Once those modifications are done the change becomes quite invasive.
Also I'm not convinced that it really solves any problem.  In the
manual change I wrote:

    Note use of this feature in long-lived nbdkit instances can cause
    subtle problems:

    •   The effective URL persists across connections for the lifetime
        of the nbdkit instance.  If nbdkit is used for a long time then
        it is possible for the redirected URL to become stale.

    •   It will defeat some mirror load-balancing techniques.

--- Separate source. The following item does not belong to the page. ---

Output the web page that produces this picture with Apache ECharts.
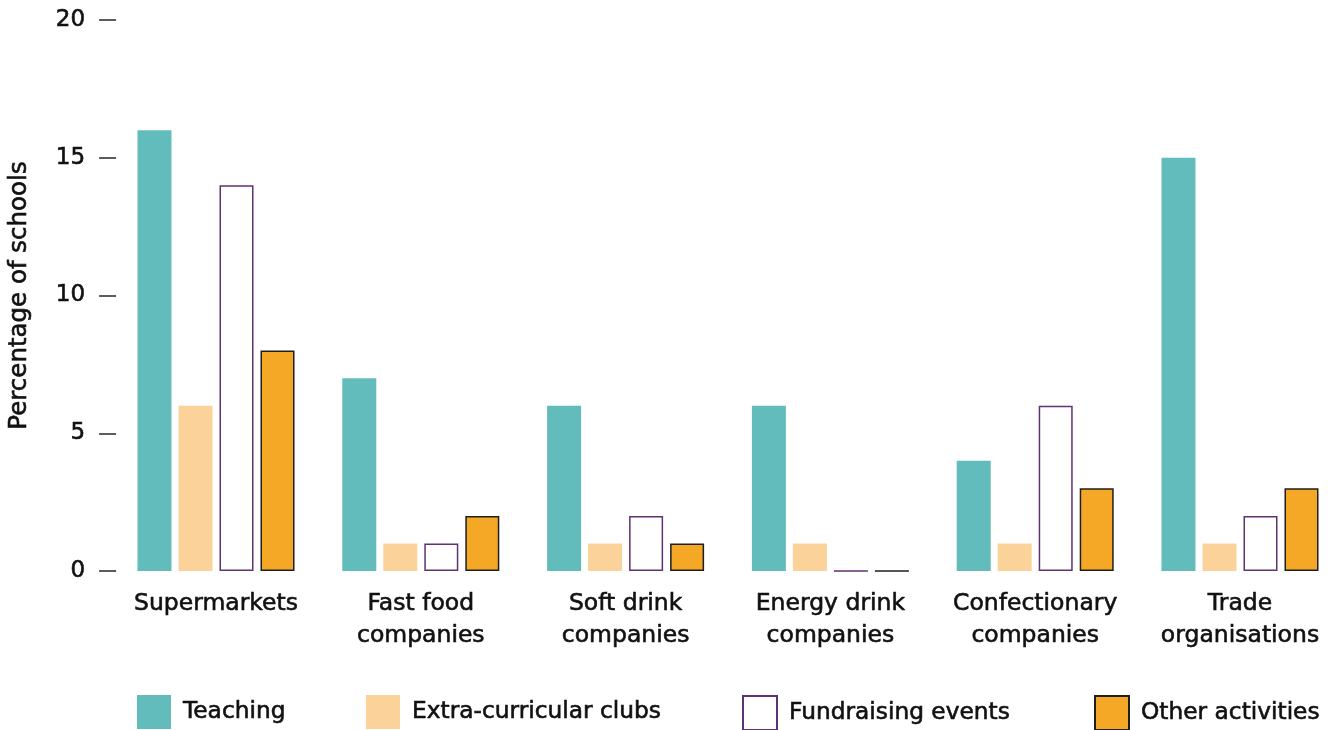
<!DOCTYPE html>
<html>
<head>
<meta charset="utf-8">
<script src="https://cdn.jsdelivr.net/npm/echarts@6/dist/echarts.min.js"></script>
<style>
  html, body { margin: 0; padding: 0; background: #fff; }
  #chart { width: 1336px; height: 730px; }
</style>
</head>
<body>
<div id="chart"></div>
<script>
// Sources of sponsored material, by type of school activity
const categories = [
  'Supermarkets',
  'Fast food\ncompanies',
  'Soft drink\ncompanies',
  'Energy drink\ncompanies',
  'Confectionary\ncompanies',
  'Trade\norganisations'
];
const teaching = [16, 7, 6, 6, 4, 15];
const extraCurricular = [6, 1, 1, 1, 1, 1];
const fundraising = [14, 1, 2, 0, 6, 2];
const otherActivities = [8, 2, 1, 0, 3, 3];
const yTicks = [0, 5, 10, 15, 20];

const FONT = 'DejaVu Sans';
const TEXT = '#111';
// a thin same-colour outline gives the text a medium weight
const heavier = { textBorderColor: TEXT, textBorderWidth: 0.6 };

const chart = echarts.init(document.getElementById('chart'), null, { renderer: 'canvas' });

const barBase = { type: 'bar', barWidth: 34, barGap: '20.6%', animation: false };

function legendAt(name, left) {
  return {
    data: [name],
    left: left,
    top: 695,
    itemWidth: 34,
    itemHeight: 34,
    icon: 'rect',
    padding: 0,
    selectedMode: false,
    textStyle: Object.assign({ fontFamily: FONT, fontSize: 23.3, color: TEXT, padding: [6, 0, 0, 7] }, heavier)
  };
}

chart.setOption({
  backgroundColor: '#ffffff',
  animation: false,
  grid: { left: 113.6, top: 20, right: -6.4, height: 551, containLabel: false, outerBoundsMode: 'none' },
  xAxis: {
    type: 'category',
    data: categories,
    axisLine: { show: false },
    axisTick: { show: false },
    axisLabel: Object.assign({
      fontFamily: FONT, fontSize: 23.5, color: TEXT, lineHeight: 32, margin: 17, interval: 0
    }, heavier)
  },
  yAxis: {
    type: 'value',
    min: yTicks[0],
    max: yTicks[yTicks.length - 1],
    interval: yTicks[1] - yTicks[0],
    offset: -2.5,
    name: 'Percentage of schools',
    nameLocation: 'middle',
    nameGap: 84,
    nameTextStyle: Object.assign({ fontFamily: FONT, fontSize: 24.5, color: TEXT }, heavier),
    axisLine: { show: false },
    axisTick: { show: true, length: 17, lineStyle: { color: '#333', width: 1.6 } },
    axisLabel: Object.assign({ fontFamily: FONT, fontSize: 23, color: TEXT, margin: 31 }, heavier),
    splitLine: { show: false }
  },
  legend: [
    legendAt('Teaching', 137),
    legendAt('Extra-curricular clubs', 366),
    legendAt('Fundraising events', 742),
    legendAt('Other activities', 1094)
  ],
  series: [
    Object.assign({}, barBase, {
      name: 'Teaching', data: teaching,
      itemStyle: { color: '#62BCBC' }
    }),
    Object.assign({}, barBase, {
      name: 'Extra-curricular clubs', data: extraCurricular,
      itemStyle: { color: '#FBD39A' }
    }),
    Object.assign({}, barBase, {
      name: 'Fundraising events', data: fundraising,
      itemStyle: { color: '#ffffff', borderColor: '#5E3273', borderWidth: 1.5 }
    }),
    Object.assign({}, barBase, {
      name: 'Other activities', data: otherActivities,
      itemStyle: { color: '#F4A826', borderColor: '#1E1E1E', borderWidth: 1.5 }
    })
  ]
});
</script>
</body>
</html>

    •   If the mirror service sometimes redirects to a broken URL and
        it happens that the URL you fetch first is broken then nbdkit
        will no longer recover on subsequent connections (instead you
        will need to restart nbdkit).

I suggested another way to solve this by using curl APIs to fetch the
effective URL up front and passing that URL to nbdkit (see
https://bugzilla.redhat.com/show_bug.cgi?id=2013000#c1), but
apparently that solution isn't acceptable for unclear reasons.


The discussion is around who should be responsible for figuring out the effective URL should it be our side or should it be the nbdkit side. In an ideal world, no one would care because we never get a broken mirror, and we wouldn't be asking for any of this. However, we get bug reports about once a month about failing imports and when investigated it turns out that there is a bad mirror somewhere which causes the failed import.

So one solution is to figure out the effective URL and just use that, and the question is who should figure out the effective URL. The application that starts nbdkit or nbdkit itself. IMO it boils down to who can best deal with the failures. The application that starts nbdkit knows if nbdkit is short lived or not. So the URL becoming stale is not an issue there since the application knows if it should restart nbdkit. Defeating the mirror load balancing will be true regardless of who does the pre-fetching. And if the first redirect is to the broken mirror, nbdkit will just fail and the calling application can recreate it.

Personally I think the calling application knows how to handle certain scenarios well enough, that it should figure out the effective URL ahead of time. But I believe the objection from my colleagues is that it is using a hammer to solve the problem. nbdkit knows the internals of nbdkit, and it could come up with a more effective mechanism to deal with these mirror failures. Is it possible to do a retry on the byte range level? Basically if a particular range fails, retry it and possibly get a new mirror that does work, instead of failing the entire import at that point.
 
I can't think of any other way to solve this in the context of nbdkit
(maybe have it detect when redirection is happening and retry the
redirection on error?).  So here's the patch.

Rich.